Lightweigth Client

As mentioned before, transaction coordination comes at a significant cost. Driving the 2PC by issuing the callbacks for registered Resource and Synchronization objects may sum up to several remote method invocations. Additionally, and probably even more significant, a transaction coordinator must log the outcome of the 2PC to stable storage.
Now assume a lightweight client which calls recoverable servers on behalf of transactions, started and ended by the client. With "lightweight client", we mean programs that run on unmanaged desktop systems. Such a machine may show only temporarily availability; questionable IO performance and reliability of storage subsystems. These single-user, unmanaged desktop systems should not be required to perform network functions like transaction coordination or critical log IO to stable storage.
The xots allows lightweight clients to delegate transaction creation, management and commit processing. xots therefore provides the TXsvc daemon.

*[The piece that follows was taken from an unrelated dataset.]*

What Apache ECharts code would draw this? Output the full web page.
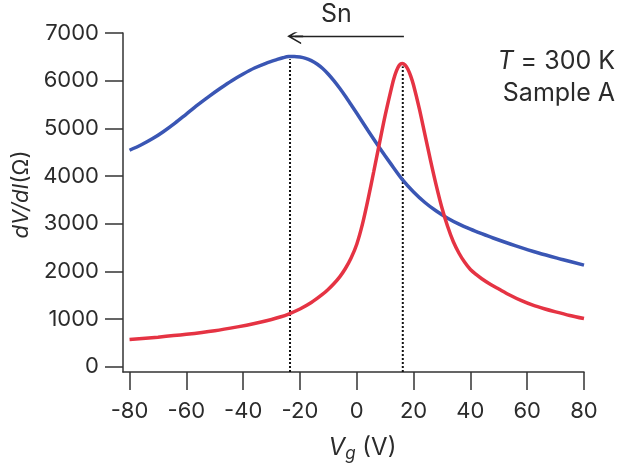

Delegation of tx coordination means that the TXsvc allows lightweight clients to begin and terminate transactions while the responsibility for transaction coordination is delegated to the transaction manager implemented by the TXsvc, running on a server machine. You can have as many TXsvc daemons as you want and where you want. The diagram shows this setting.

 
 

The lightweight client still must link against the xots lib, which takes care of context propagation and provide the Current for controlling the transaction. The transaction Coordinator, Terminator are realized in the TXsvc, thus other recoverable servers will register with the TXsvc and receive its 2PC callbacks directly from TXsvc.